The latest poll — the second in a week — shows Levine leading former congresswoman Gwen Graham and way ahead of Tallahassee Mayor Andrew Gillum. Entrepreneur Chris King, whose increasingly narrow path to victory is via the same centrist lane Levine occupies, is struggling to register in the surveys.
Levine has pushed his way to the top of the field, in part, by doing the same thing the current occupant of the Governor’s Mansion did to win in 2010 and again in 2014: open his personal checkbook. Kevin Cate, a media consultant to Gillum’s campaign, estimates (in a must-read analysis) that Levine has already spent $6.01 million on TV advertising.
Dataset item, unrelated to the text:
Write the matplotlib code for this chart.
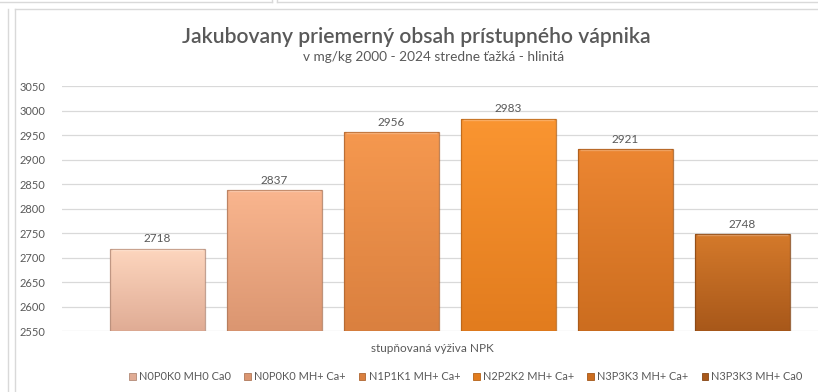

That’s half as much as what billionaire Jeff Greene spent during his entire 2010 bid for the U.S. Senate.
Levine was in St. Petersburg over the weekend to open the first campaign outpost there of any of the gubernatorial campaigns. Having never met Levine, I asked for a few minutes before he cut the ribbon on his regional HQ. He and a couple of staffers met me for a soft taco and a Corona (the beer was mine) at Casita Taqueria in the burg’s Grand Central District.
Here are a few first impressions of Levine and his campaign.
— Levine has a great answer for the dog-whistle talk about how he might not be able to win in places north of I-4. It’s his answer to share, so I’ll let him, but needless to say, he knows that he’s a Jewish guy from South Florida. In fact, he says his favorite type of question is when people ask him how someone with the last name like Levine can win in the Panhandle.
— Authentic. That’s the word you hear a lot from Levine. He believes that’s what sets him apart from his Democratic AND Republican opponents. He insists (and seems) very comfortable in his skin. He was also interested in my opinion about who I thought was the most authentic among the Republicans.
— Levine bristles when his progressive credentials are questioned. He believes his record in the private sector and as mayor of Miami Beach speaks for itself when it comes to the issues Democratic primary voters care about.
— I get worried when wealthy politicians say things like ‘they don’t need to be governor‘ or ‘they don’t have to be in office to be successful.’ This is especially worrisome after the election of Donald Trump and Rick Scott, whose checkbooks have enabled them to eschew some of the necessary rigors of politics. It’s also a rich guy’s way of reminding you how rich they are. Levine comes close to saying stuff like that, but doesn’t go full-entitled.
— If I am playing fantasy campaign staff and I had to draft a team from the existing operatives working in the state, I’d be most satisfied with Levine’s team, especially after the hiring of Max Flugrath as press secretary. (Of course I’d draft Ashley Walker with the first pick, but she’s too busy running a slew of super PACs to direct a gubernatorial campaign.) No disrespect to Julia Woodward or Omar Khan, but Christian Ulvert as GC and Matthew Van Name as manager is the best one-two punch of any of the Democratic campaigns. Flugrath, who did miracle work with the Florida House Democratic Caucus, just adds further depth to Levine’s team. Top to bottom, I believe Levine has built the best staff. (One note: despite the campaign’s protestations to the contrary, Republican strategist Adam Goodman is involved in Levine’s bid at some level; there’s nothing official, but you know how you can tell someone’s been in a room recently even though you didn’t see them? That’s what my gut tells me about Goodman’s involvement. He’s there somewhere.)
— Levine says he and his team are having a lot of “fun” and that shows with the easygoing nature of the staff who was with Levine in St. Petersburg. Maybe Graham’s having fun at her workdays, and maybe Gillum’s having fun while barely hanging on to his position in the race. But there’s no doubt Levine is enjoying how his campaign is proceeding.